Cap smoking a pipe standing next to Dorothy and looking at the float plane that dropped off supplies of 10 crates of soda pop. A young boy is walking and a family of four is standing next to the crates.

Cap and Dorothy receiving guests and a supply shipment via plane

As part of the decades-long process of creating what is now the Boundary Waters Canoe Area Wilderness, President Truman issued an executive order in 1949 prohibiting planes from landing on the lakes and from flights below 4,000 feet over the area. This flight ban put Dorothy in a difficult spot as planes were her main method of bringing in supplies to her resort.

However, the ban didn’t really affect Dorothy until 1952. Up until that point, rogue pilots continued to fly supplies up to her as a form of protest. It wasn’t until a local pilot’s plane was confiscated and impounded that the renegade trips ended and Dorothy had to make choices about her amenities.
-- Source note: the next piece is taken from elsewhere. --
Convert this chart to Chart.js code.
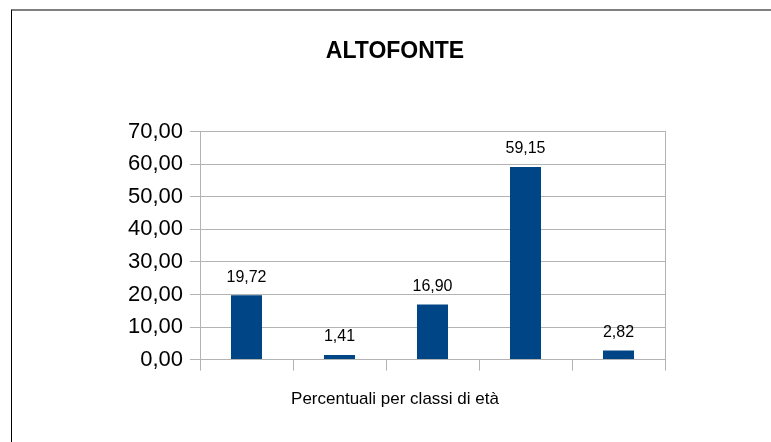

Dorothy in her seventies pouring root beer through a funnel into a glass bottle with a ladel

Dorothy bottling her root beer

Large amounts of heavy supplies were extremely difficult to haul over portages therefore, only essential items needed to run the resort were obtained. Crates of soda pop in glass bottles were, of course, a pleasure not a necessity.

Dorothy was undeterred by the limitations imposed on her and faced this challenge head-on with tenacity. Already having a multitude of empty glass soda pop bottles on her islands, it seemed logical to reuse them for homemade root beer.

Using root beer syrup (either from the Ely A&W, the grocery store or ordered in bulk through the Boy Scout Base), sugar and yeast, Dorothy took the clear, cold water from Knife Lake to home-brew her very own root beer. Her recipe was not a secret (and is available at the museum) but the end product did have tendency to vary. The carbonation came from the yeast processing, or fermenting, the sugar, thus creating bubbles. Dorothy’s recipe called for the bottles to “sit” and ferment for three days up to two weeks depending on the temperatures.

John Kimbler aged approximately 15 is putting a bottle cap on a bottle of root beer with a lever devise and Dorothy is placing a funnel in an empty glass bottle, both are sitting inside the Winter Cabin kitchen

Friend John Kimbler and Dorothy bottling root beer

However, in the peak summer months on hot, busy days, root beer demand was high and the production process couldn’t keep up. Although the consistency of her root beer was sometimes off depending on the length of fermentation time or how long it cooled in the ice house, visitors to her island were often paddlers who had been camping for days and rejoiced in the opportunity to drink something other than iodine-flavored lake water.

The popularity of Dorothy’s root beer, combined with her notoriety stemming from her public dispute with the U.S. Forest Service, made her into a celebrity of the Northwoods and received the moniker “The Root Beer Lady.”

Dorothy standing with arms crossed in front of the Coca-Cola chest cooler. Signs are behind her on the wall of the shed that say "drink" and "home brewed root beer it made Milwauke jealous"

Dorothy at the root beer cooler

The demand for her root beer grew each year to the point she had to enlist the help of friends and relatives to keep up. Occasionally, the demand for root beer became so great Dorothy had to limit the number of root beers each visitor could get.

Between 1976 and 1986 Dorothy and her helpers brewed an average of over 10,000 bottles of root beer per summer.

Today, the Dorothy Molter Museum coordinates the brewing of “Dorothy’s Isle of Pines Root Beer,” which is sold at the museum as well as businesses in Ely, Virginia, Duluth/North Shore, North Central Minnesota and the Twin Cities of Minnesota – and online! The recipe isn’t the same as Dorothy’s – we aren’t allowed to use Knife Lake water – but it is close and, some might say, tastier.